L’ANC pourra donc difficilement éviter le débat entre la vieille garde marxisto-jacobine cramponnée au dogme de l’Etat unitaire et les tenants des réalités confédérales.

Au mois de mai 2009, succédant à Thabo Mbeki, Jacob Zuma fut élu président de la République. Après 15 années de pouvoir xhosa, un leader populiste zulu arrivait aux affaires dans un contexte économique et social plus que morose.
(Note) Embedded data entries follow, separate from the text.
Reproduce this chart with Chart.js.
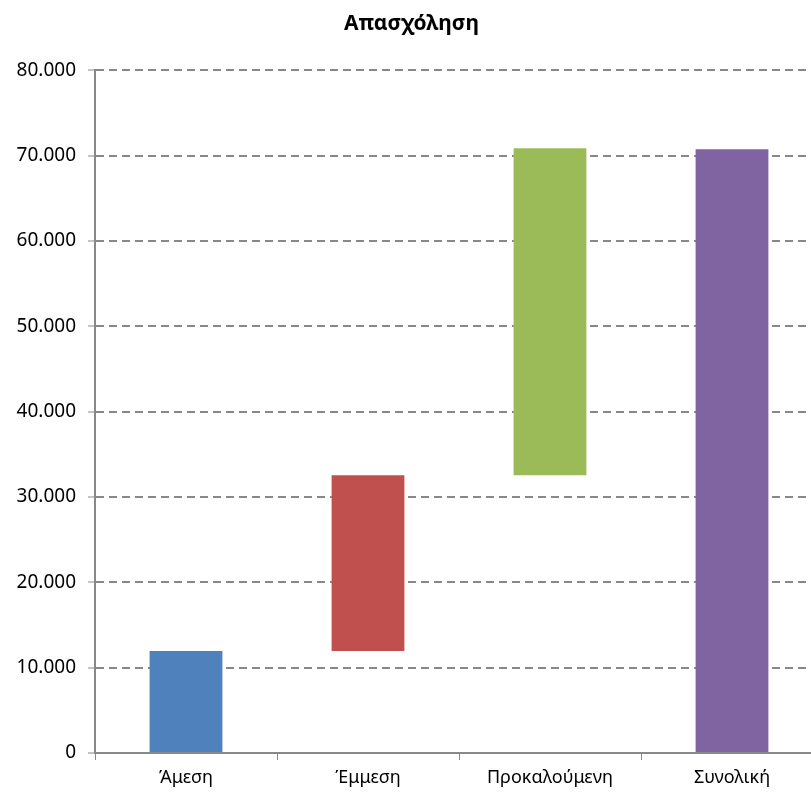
<!DOCTYPE html>
<html>
<head>
    <title>Απασχόληση</title>
    <script src="https://cdn.jsdelivr.net/npm/chart.js"></script>
    <style>
        body {
            margin: 0;
            background-color: #fff;
            overflow: hidden;
        }

        #chart-container {
            width: 850px;
            height: 792px;
        }
    </style>
</head>
<body>
    <div id="chart-container">
        <canvas id="chart" width="850" height="792"></canvas>
    </div>

    <script>
        // categories and floating bar ranges (start, end)
        const categories = ['Άμεση', 'Έμμεση', 'Προκαλούμενη', 'Συνολική'];
        const barStarts = [0, 11950, 32550, 0];
        const barEnds = [11950, 32550, 70850, 70750];
        const barColors = ['#4F81BD', '#C0504D', '#9BBB59', '#8064A2'];
        const yTicks = [0, 10000, 20000, 30000, 40000, 50000, 60000, 70000, 80000];

        const fontFamily = '"Noto Sans", "DejaVu Sans", sans-serif';

        function formatThousands(value) {
            return String(value).replace(/\B(?=(\d{3})+(?!\d))/g, '.');
        }

        const ctx = document.getElementById('chart').getContext('2d');
        const chart = new Chart(ctx, {
            type: 'bar',
            data: {
                labels: categories,
                datasets: [{
                    label: 'Απασχόληση',
                    data: barStarts.map((s, i) => [s, barEnds[i]]),
                    backgroundColor: barColors,
                    borderWidth: 0,
                    categoryPercentage: 1,
                    barPercentage: 0.4
                }]
            },
            options: {
                responsive: false,
                animation: false,
                layout: {
                    padding: { left: 0, right: 27, top: 0, bottom: 0 }
                },
                plugins: {
                    legend: { display: false },
                    tooltip: { enabled: false },
                    title: {
                        display: true,
                        text: 'Απασχόληση',
                        color: '#000',
                        font: { family: fontFamily, size: 21, weight: 'bold' },
                        padding: { top: 11, bottom: 34 }
                    }
                },
                scales: {
                    x: {
                        grid: {
                            offset: true,
                            drawOnChartArea: false,
                            color: '#888',
                            tickLength: 7
                        },
                        border: { color: '#888', width: 2 },
                        ticks: {
                            color: '#000',
                            padding: 7,
                            font: { family: fontFamily, size: 18 }
                        },
                        afterFit: function (scale) {
                            scale.height = 39;
                        }
                    },
                    y: {
                        min: 0,
                        max: 80000,
                        afterBuildTicks: function (scale) {
                            scale.ticks = yTicks.map(v => ({ value: v }));
                        },
                        grid: {
                            color: '#888',
                            lineWidth: 2,
                            tickLength: 7,
                            tickWidth: 1
                        },
                        border: { color: '#888', width: 2, dash: [8, 5] },
                        ticks: {
                            color: '#000',
                            padding: 12,
                            font: { family: fontFamily, size: 19 },
                            callback: function (value) {
                                return formatThousands(value);
                            }
                        },
                        afterFit: function (scale) {
                            scale.width = 95;
                        }
                    }
                }
            }
        });
    </script>
</body>
</html>
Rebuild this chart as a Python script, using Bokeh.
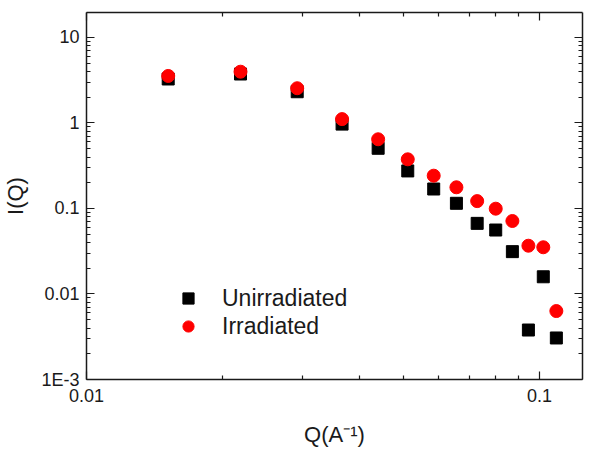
from bokeh.plotting import figure
from bokeh.models import (ColumnDataSource, FixedTicker, LogAxis, Legend,
                          LegendItem, Range1d)
from bokeh.embed import file_html
from bokeh.resources import INLINE

# Scattering vector Q (1/A) and intensity I(Q) for both samples
q = [0.01515, 0.02188, 0.02919, 0.03667, 0.04405, 0.05121, 0.05843,
     0.06558, 0.07288, 0.08009, 0.08717, 0.09456, 0.1020, 0.1090]
i_unirradiated = [3.27, 3.74, 2.32, 0.97, 0.506, 0.275, 0.169,
                  0.115, 0.067, 0.056, 0.0313, 0.00379, 0.0159, 0.00306]
i_irradiated = [3.55, 3.98, 2.55, 1.11, 0.645, 0.376, 0.242,
                0.177, 0.122, 0.0995, 0.0714, 0.0367, 0.0352, 0.00632]

series_names = ["Unirradiated", "Irradiated"]

x_major = [0.01, 0.1]
x_major_labels = ["0.01", "0.1"]
y_major = [1e-3, 1e-2, 1e-1, 1.0, 10.0]
y_major_labels = ["1E-3", "0.01", "0.1", "1", "10"]

FONT = "Liberation Sans"
INK = "#1a1a1a"


def decade_minors(majors):
    return [m * k for m in majors for k in range(2, 10)]


x_ticker = FixedTicker(ticks=x_major, minor_ticks=decade_minors(x_major))
y_ticker = FixedTicker(ticks=y_major, minor_ticks=decade_minors([1e-4] + y_major))

src = ColumnDataSource(data=dict(q=q, unirr=i_unirradiated, irr=i_irradiated))

p = figure(width=595, height=452, x_axis_type="log", y_axis_type="log",
           x_range=Range1d(0.01, 0.1245), y_range=Range1d(1e-3, 19.6),
           output_backend="svg", toolbar_location=None,
           min_border_left=86, min_border_right=13,
           min_border_top=12, min_border_bottom=73)
p.grid.visible = False
p.outline_line_color = None
p.background_fill_color = "white"
p.border_fill_color = "white"

r_sq = p.scatter("q", "unirr", source=src, marker="square", size=12,
                 fill_color="black", line_color="black")
r_ci = p.scatter("q", "irr", source=src, marker="circle", size=13,
                 fill_color="#ff0000", line_color="#ff0000")


def style_axis(ax, ticker, labels, show_labels=True):
    ax.ticker = ticker
    ax.axis_line_color = INK
    ax.axis_line_width = 1.5
    ax.major_tick_line_color = INK
    ax.minor_tick_line_color = INK
    ax.major_tick_line_width = 1.2
    ax.minor_tick_line_width = 1.2
    ax.major_tick_in = 8
    ax.major_tick_out = 0
    ax.minor_tick_in = 4
    ax.minor_tick_out = 0
    ax.major_label_text_font = FONT
    ax.major_label_text_font_size = "18px"
    ax.major_label_text_color = INK
    ax.axis_label_text_font = FONT
    ax.axis_label_text_font_size = "22px"
    ax.axis_label_text_font_style = "normal"
    ax.axis_label_text_color = INK
    if show_labels:
        ax.major_label_overrides = dict(zip(ticker.ticks, labels))
    else:
        ax.major_label_overrides = {t: "" for t in ticker.ticks}


xb = p.xaxis[0]
yl = p.yaxis[0]
style_axis(xb, x_ticker, x_major_labels)
style_axis(yl, y_ticker, y_major_labels)
xb.axis_label = "Q(A\u207b\u00b9)"
yl.axis_label = "I(Q)"
xb.major_label_standoff = 9
yl.major_label_standoff = 7
xb.axis_label_standoff = 17
yl.axis_label_standoff = 10

xt = LogAxis()
yr = LogAxis()
style_axis(xt, x_ticker, x_major_labels, show_labels=False)
style_axis(yr, y_ticker, y_major_labels, show_labels=False)
p.add_layout(xt, "above")
p.add_layout(yr, "right")

legend = Legend(
    items=[LegendItem(label=series_names[0], renderers=[r_sq]),
           LegendItem(label=series_names[1], renderers=[r_ci])],
    location=(87, 39), glyph_width=30, glyph_height=28, spacing=0,
    padding=0, margin=0, label_standoff=19, label_height=28,
    border_line_color=None, background_fill_alpha=0,
    label_text_font=FONT, label_text_font_size="23px",
    label_text_color=INK)
p.add_layout(legend)

open("out.html", "w").write(file_html(p, INLINE))
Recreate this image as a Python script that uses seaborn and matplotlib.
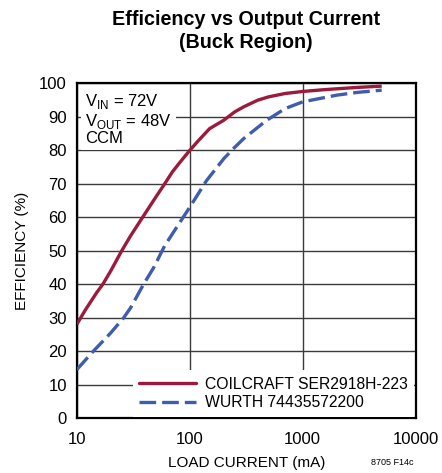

Loin de la vision idyllique présentée par les médias, la réalité sud africaine est en effet tragique. Près de deux décennies après l’accession au pouvoir d’une « majorité noire » le pays cesse en effet peu à peu d’être une excroissance de l’Europe à l’extrémité australe du continent africain pour devenir un Etat du « tiers-monde » avec, certes, un secteur encore ultraperformant, mais de plus en plus réduit, surnageant dans un océan de pénuries, de corruption, de misère sociale et de violence.